Readings in the European Tradition II: Readings in the European Tradition II. Reading and discussion of works of literature that have contributed in important ways to the definition of the European imagination: Machiavelli's The Prince, Cervantes' Don Quixote, two plays of Shakespeare, Racine's Phaedra, Molière's Tartuffe, Descartes' Discourse on Method, Milton's Paradise Lost, Hume's Dialogues Concerning Natural Religion, Rousseau's Discourse on the Origin of Inequality, Voltaire's Candide, Goethe's Faust I, selected poems of Wordsworth, Marx's Communist Manifesto, J.S. Mill's On Liberty, Flaubert's Madame Bovary, Tolstoy's War and Peace, Freud's Three Essays on the Theory of Sexuality, and Thomas Mann's Death in Venice. Open not only to European Studies majors but also to any student interested in the intellectual and literary development of Europe from the Renaissance to the twentieth century.

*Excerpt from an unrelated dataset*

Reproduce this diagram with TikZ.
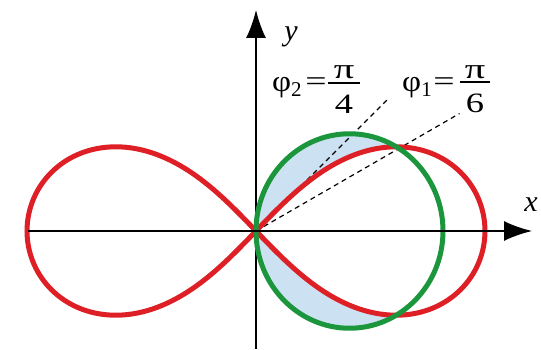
\documentclass[tikz,border=0pt]{standalone}
\usepackage{fontspec}
\setmainfont{Liberation Serif}
\usetikzlibrary{arrows.meta}
\definecolor{lemred}{RGB}{222,32,38}
\definecolor{circgreen}{RGB}{28,150,60}
\definecolor{shadeblue}{RGB}{204,226,242}
\newcommand\widetxt[2]{\scalebox{#1}[1]{#2}}
\begin{document}
\begin{tikzpicture}[x=1pt,y=1pt,
  axis/.style={line width=1.8pt,-{Latex[length=28pt,width=20pt]}},
  curve/.style={line width=5pt},
  guide/.style={line width=1.2pt,dash pattern=on 5pt off 4pt},
  lab/.style={font=\fontsize{28}{32}\selectfont, inner sep=0pt},
  phil/.style={font=\fontsize{30}{34}\selectfont, inner sep=0pt},
  axlab/.style={font=\fontsize{30}{34}\selectfont\itshape, inner sep=0pt},
  fracbar/.style={draw=black,line width=2pt}]
\useasboundingbox (0,0) rectangle (541,349);
\coordinate (O) at (256,118);
\begin{scope}[shift={(256,118)},yscale=1.04]
  % shaded region: inside circle, outside lemniscate
  \fill[shadeblue] (93.5,0) circle (93.5);
  \fill[white] plot[smooth,domain=-90:90,samples=121,variable=\t]
    ({229*cos(\t)/(1+sin(\t)^2)},{229*sin(\t)*cos(\t)/(1+sin(\t)^2)}) -- cycle;
\end{scope}
% guide rays
\coordinate (e2) at ([shift={(45:185)}]O);
\coordinate (e1) at ([shift={(30:235)}]O);
\draw[guide] (O) -- (e2);
\draw[guide] (O) -- (e1);
% y axis
\coordinate (ys) at (256,0);
\coordinate (ye) at (256,339);
\draw[axis] (ys) -- (ye);
% curves
\begin{scope}[shift={(256,118)},yscale=1.04]
  \draw[curve,lemred] plot[smooth cycle,domain=0:358,samples=180,variable=\t]
    ({229*cos(\t)/(1+sin(\t)^2)},{229*sin(\t)*cos(\t)/(1+sin(\t)^2)});
  \draw[curve,circgreen] (93.5,0) circle (93.5);
\end{scope}
% x axis
\coordinate (xs) at (28,118);
\coordinate (xe) at (532,118);
\draw[axis] (xs) -- (xe);
% axis labels
\node[axlab] (ylab) at (291,312) {y};
\node[axlab] (xlab) at (531,144) {x};
% label phi_2 = pi/4
\node[phil,anchor=base west] (p2) at (272,258) {\widetxt{1.1}{φ}\textsubscript{2}};
\node[lab,anchor=base] (eq2) at (316,259) {\widetxt{1.35}{=}};
\node[lab,anchor=base] (n2) at (344,271) {\widetxt{1.45}{π}};
\node[lab,anchor=base] (d2) at (344,236) {\widetxt{1.3}{4}};
\coordinate (b2l) at (328,266);
\coordinate (b2r) at (360,266);
\draw[fracbar] (b2l) -- (b2r);
% label phi_1 = pi/6
\node[phil,anchor=base west] (p1) at (402,258) {\widetxt{1.1}{φ}\textsubscript{1}};
\node[lab,anchor=base] (eq1) at (444,259) {\widetxt{1.35}{=}};
\node[lab,anchor=base] (n1) at (475,271) {\widetxt{1.45}{π}};
\node[lab,anchor=base] (d1) at (475,237) {\widetxt{1.3}{6}};
\coordinate (b1l) at (460,267);
\coordinate (b1r) at (490,267);
\draw[fracbar] (b1l) -- (b1r);
\end{tikzpicture}
\end{document}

Two class meetings per week.

 

Napoleon's Legends: Napoleon Bonaparte's legacy in domestic and international politics and military strategy profoundly influenced nineteenth and twentieth-century Europe. But so did his legend, created before his great defeat and exile, and nurtured after his death in 1821. In this course, we will study painting (e.g., David and Goya), narrative fiction (e.g., Austen, Balzac, Stendhal, and Tolstoy), poetry (e.g., Wordsworth and Hugo), music (e.g., Beethoven), urban history and architecture (e.g., of Paris), and the silent and sound films of the first half of our century (e.g., Gance). We will examine how different generations and a variety of cultures appropriated the imagined and real image of Napoleon and his deeds for social, political, and artistic ends, and thereby influenced the creation of modern Europe. Two class meetings per week.